**Written instruction:** Skip every picture and transcribe the remaining material exactly.

**Source data:**
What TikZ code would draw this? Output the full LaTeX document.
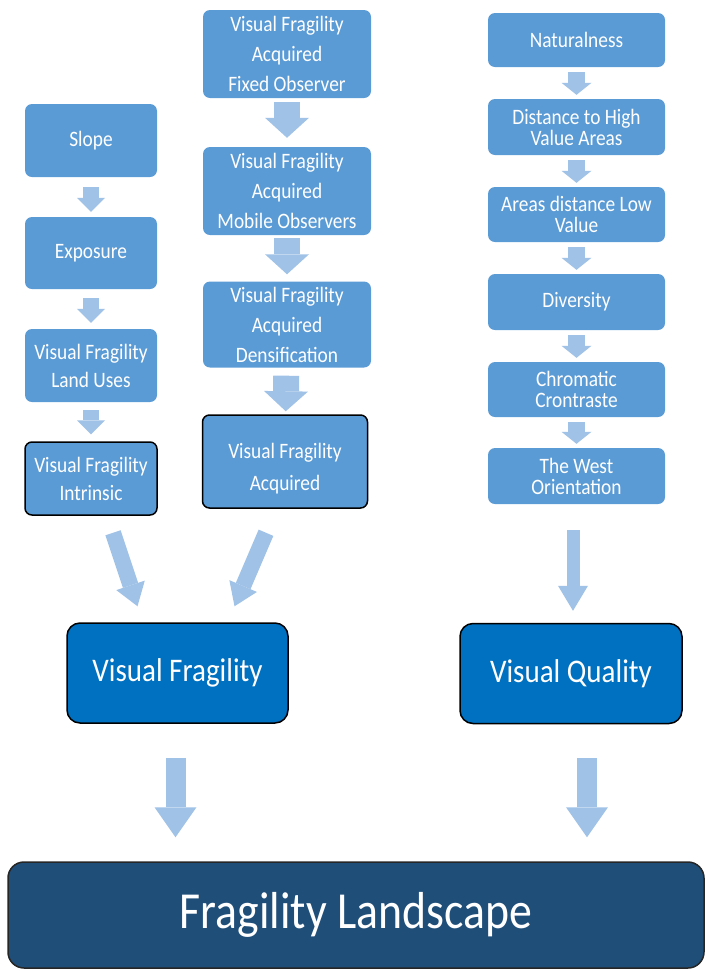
\documentclass[tikz,border=0pt]{standalone}
\usepackage{fontspec}
\setmainfont{Carlito}[FakeStretch=0.88]
\usetikzlibrary{arrows.meta, calc, positioning}
\definecolor{Boxblue}{RGB}{91,155,213}
\definecolor{Arrowblue}{RGB}{160,194,230}
\definecolor{Keyblue}{RGB}{0,112,192}
\definecolor{Landblue}{RGB}{31,78,121}

\begin{document}
\begin{tikzpicture}[x=1pt, y=-1pt,
  box/.style={
    rectangle, rounded corners=7pt,
    fill=Boxblue, text=white,
    align=center, inner sep=0pt
  },
  colL/.style={box, minimum width=132pt, font=\fontsize{22}{28}\selectfont},
  colM/.style={box, minimum width=168pt, font=\fontsize{22}{30}\selectfont},
  colR/.style={box, minimum width=177pt, font=\fontsize{22}{21}\selectfont},
  edged/.style={draw=black, line width=1.5pt},
  result/.style={
    rectangle, rounded corners=13pt,
    draw=black, line width=1.5pt, fill=Keyblue, text=white,
    minimum width=221pt, minimum height=100pt,
    font=\fontsize{33}{40}\selectfont
  },
  final/.style={
    rectangle, rounded corners=16pt,
    draw=black!85, line width=1.5pt, fill=Landblue, text=white,
    minimum width=696pt, minimum height=106pt,
    font=\fontsize{52}{60}\selectfont
  },
  smallarr/.style={draw=Arrowblue, line width=16pt,
    -{Triangle[width=28pt, length=14pt, line width=0pt]}},
  midarr/.style={draw=Arrowblue, line width=26pt,
    -{Triangle[width=44pt, length=20pt, line width=0pt]}},
  rightarr/.style={draw=Arrowblue, line width=17pt,
    -{Triangle[width=30pt, length=12pt, line width=0pt]}},
  slantarr/.style={draw=Arrowblue, line width=16pt,
    -{Triangle[width=30pt, length=22pt, line width=0pt]}},
  qualarr/.style={draw=Arrowblue, line width=13pt,
    -{Triangle[width=30pt, length=25pt, line width=0pt]}},
  longarr/.style={draw=Arrowblue, line width=20pt,
    -{Triangle[width=42pt, length=30pt, line width=0pt]}}
]
\useasboundingbox (0,0) rectangle (706,970);

%% --- intrinsic fragility chain ---
\node[colL, minimum height=73pt] (slope) at (91,140.5) {Slope};
\node[colL, minimum height=72pt] (expo)  at (91,253)   {Exposure};
\node[colL, minimum height=73pt] (vfland) at (91,365.5) {Visual Fragility\\Land Uses};
\node[colL, edged, minimum height=73pt] (vfintr) at (91,478.5) {Visual Fragility\\Intrinsic};

\draw[smallarr, shorten <=10pt, shorten >=5pt] (slope) -- (expo);
\draw[smallarr, shorten <=9pt, shorten >=6pt] (expo) -- (vfland);
\draw[smallarr, shorten <=8pt, shorten >=7pt] (vfland) -- (vfintr);

%% --- acquired fragility chain ---
\node[colM, minimum height=88pt] (vffixed) at (287,54)
  {Visual Fragility\\Acquired\\Fixed Observer};
\node[colM, minimum height=88pt] (vfmobile) at (287,191)
  {Visual Fragility\\Acquired\\Mobile Observers};
\node[colM, minimum height=86pt] (vfdense) at (287,324.5)
  {Visual Fragility\\Acquired\\Densification};
\node[colM, edged, minimum height=93pt, minimum width=165pt] (vfacq) at (285,461.5)
  {\rule{0pt}{30pt}Visual Fragility\\[2pt]Acquired};

\draw[midarr, shorten <=4pt, shorten >=9pt] (vffixed) -- (vfmobile);
\draw[midarr, shorten <=3pt, shorten >=7pt] (vfmobile) -- (vfdense);
\draw[midarr, shorten <=8pt, shorten >=3pt] (vfdense) -- (vfacq);

%% --- visual quality chain ---
\node[colR, minimum height=54pt] (natural) at (576.5,40)    {Naturalness};
\node[colR, minimum height=56pt] (disthigh) at (576.5,127)  {Distance to High\\Value Areas};
\node[colR, minimum height=55pt] (distlow) at (576.5,214.5) {Areas distance Low\\Value};
\node[colR, minimum height=56pt] (divers) at (576.5,302)    {Diversity};
\node[colR, minimum height=55pt] (chroma) at (576.5,389.5)  {Chromatic\\Crontraste};
\node[colR, minimum height=56pt] (west) at (576.5,476)      {The West\\Orientation};

\draw[rightarr, shorten <=5pt, shorten >=4pt] (natural) -- (disthigh);
\draw[rightarr, shorten <=5pt, shorten >=4pt] (disthigh) -- (distlow);
\draw[rightarr, shorten <=5pt, shorten >=4pt] (distlow) -- (divers);
\draw[rightarr, shorten <=5pt, shorten >=4pt] (divers) -- (chroma);
\draw[rightarr, shorten <=5pt, shorten >=4pt] (chroma) -- (west);

%% --- results ---
\node[result] (vfrag) at (177.5,673) {Visual Fragility};
\node[result, minimum width=222pt] (vqual) at (571,673.5) {Visual Quality};
\node[final] (land) at (356,915) {Fragility Landscape};

\draw[slantarr] ([xshift=22pt, yshift=-17pt]vfintr.south)
  -- ([xshift=-40pt, yshift=16pt]vfrag.north);
\draw[slantarr] ([xshift=-19pt, yshift=-24pt]vfacq.south)
  -- ([xshift=57pt, yshift=16pt]vfrag.north);
\draw[qualarr] ([xshift=-3.5pt, yshift=-26pt]west.south)
  -- ([xshift=2pt, yshift=12pt]vqual.north);

\coordinate (vfout) at ([xshift=-2pt]vfrag.south);
\coordinate (vqout) at ([xshift=16pt]vqual.south);
\draw[longarr, shorten <=34pt, shorten >=24pt] (vfout) -- (vfout |- land.north);
\draw[longarr, shorten <=34pt, shorten >=24pt] (vqout) -- (vqout |- land.north);

\end{tikzpicture}
\end{document}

**Solved exercise:**
What TikZ code would draw this? Output the full LaTeX document.
\documentclass[tikz,border=0pt]{standalone}
\usepackage{fontspec}
\setmainfont{Carlito}[FakeStretch=0.88]
\usetikzlibrary{arrows.meta, calc, positioning}
\definecolor{Boxblue}{RGB}{91,155,213}
\definecolor{Arrowblue}{RGB}{160,194,230}
\definecolor{Keyblue}{RGB}{0,112,192}
\definecolor{Landblue}{RGB}{31,78,121}

\begin{document}
\begin{tikzpicture}[x=1pt, y=-1pt,
  box/.style={
    rectangle, rounded corners=7pt,
    fill=Boxblue, text=white,
    align=center, inner sep=0pt
  },
  colL/.style={box, minimum width=132pt, font=\fontsize{22}{28}\selectfont},
  colM/.style={box, minimum width=168pt, font=\fontsize{22}{30}\selectfont},
  colR/.style={box, minimum width=177pt, font=\fontsize{22}{21}\selectfont},
  edged/.style={draw=black, line width=1.5pt},
  result/.style={
    rectangle, rounded corners=13pt,
    draw=black, line width=1.5pt, fill=Keyblue, text=white,
    minimum width=221pt, minimum height=100pt,
    font=\fontsize{33}{40}\selectfont
  },
  final/.style={
    rectangle, rounded corners=16pt,
    draw=black!85, line width=1.5pt, fill=Landblue, text=white,
    minimum width=696pt, minimum height=106pt,
    font=\fontsize{52}{60}\selectfont
  },
  smallarr/.style={draw=Arrowblue, line width=16pt,
    -{Triangle[width=28pt, length=14pt, line width=0pt]}},
  midarr/.style={draw=Arrowblue, line width=26pt,
    -{Triangle[width=44pt, length=20pt, line width=0pt]}},
  rightarr/.style={draw=Arrowblue, line width=17pt,
    -{Triangle[width=30pt, length=12pt, line width=0pt]}},
  slantarr/.style={draw=Arrowblue, line width=16pt,
    -{Triangle[width=30pt, length=22pt, line width=0pt]}},
  qualarr/.style={draw=Arrowblue, line width=13pt,
    -{Triangle[width=30pt, length=25pt, line width=0pt]}},
  longarr/.style={draw=Arrowblue, line width=20pt,
    -{Triangle[width=42pt, length=30pt, line width=0pt]}}
]
\useasboundingbox (0,0) rectangle (706,970);

%% --- intrinsic fragility chain ---
\node[colL, minimum height=73pt] (slope) at (91,140.5) {Slope};
\node[colL, minimum height=72pt] (expo)  at (91,253)   {Exposure};
\node[colL, minimum height=73pt] (vfland) at (91,365.5) {Visual Fragility\\Land Uses};
\node[colL, edged, minimum height=73pt] (vfintr) at (91,478.5) {Visual Fragility\\Intrinsic};

\draw[smallarr, shorten <=10pt, shorten >=5pt] (slope) -- (expo);
\draw[smallarr, shorten <=9pt, shorten >=6pt] (expo) -- (vfland);
\draw[smallarr, shorten <=8pt, shorten >=7pt] (vfland) -- (vfintr);

%% --- acquired fragility chain ---
\node[colM, minimum height=88pt] (vffixed) at (287,54)
  {Visual Fragility\\Acquired\\Fixed Observer};
\node[colM, minimum height=88pt] (vfmobile) at (287,191)
  {Visual Fragility\\Acquired\\Mobile Observers};
\node[colM, minimum height=86pt] (vfdense) at (287,324.5)
  {Visual Fragility\\Acquired\\Densification};
\node[colM, edged, minimum height=93pt, minimum width=165pt] (vfacq) at (285,461.5)
  {\rule{0pt}{30pt}Visual Fragility\\[2pt]Acquired};

\draw[midarr, shorten <=4pt, shorten >=9pt] (vffixed) -- (vfmobile);
\draw[midarr, shorten <=3pt, shorten >=7pt] (vfmobile) -- (vfdense);
\draw[midarr, shorten <=8pt, shorten >=3pt] (vfdense) -- (vfacq);

%% --- visual quality chain ---
\node[colR, minimum height=54pt] (natural) at (576.5,40)    {Naturalness};
\node[colR, minimum height=56pt] (disthigh) at (576.5,127)  {Distance to High\\Value Areas};
\node[colR, minimum height=55pt] (distlow) at (576.5,214.5) {Areas distance Low\\Value};
\node[colR, minimum height=56pt] (divers) at (576.5,302)    {Diversity};
\node[colR, minimum height=55pt] (chroma) at (576.5,389.5)  {Chromatic\\Crontraste};
\node[colR, minimum height=56pt] (west) at (576.5,476)      {The West\\Orientation};

\draw[rightarr, shorten <=5pt, shorten >=4pt] (natural) -- (disthigh);
\draw[rightarr, shorten <=5pt, shorten >=4pt] (disthigh) -- (distlow);
\draw[rightarr, shorten <=5pt, shorten >=4pt] (distlow) -- (divers);
\draw[rightarr, shorten <=5pt, shorten >=4pt] (divers) -- (chroma);
\draw[rightarr, shorten <=5pt, shorten >=4pt] (chroma) -- (west);

%% --- results ---
\node[result] (vfrag) at (177.5,673) {Visual Fragility};
\node[result, minimum width=222pt] (vqual) at (571,673.5) {Visual Quality};
\node[final] (land) at (356,915) {Fragility Landscape};

\draw[slantarr] ([xshift=22pt, yshift=-17pt]vfintr.south)
  -- ([xshift=-40pt, yshift=16pt]vfrag.north);
\draw[slantarr] ([xshift=-19pt, yshift=-24pt]vfacq.south)
  -- ([xshift=57pt, yshift=16pt]vfrag.north);
\draw[qualarr] ([xshift=-3.5pt, yshift=-26pt]west.south)
  -- ([xshift=2pt, yshift=12pt]vqual.north);

\coordinate (vfout) at ([xshift=-2pt]vfrag.south);
\coordinate (vqout) at ([xshift=16pt]vqual.south);
\draw[longarr, shorten <=34pt, shorten >=24pt] (vfout) -- (vfout |- land.north);
\draw[longarr, shorten <=34pt, shorten >=24pt] (vqout) -- (vqout |- land.north);

\end{tikzpicture}
\end{document}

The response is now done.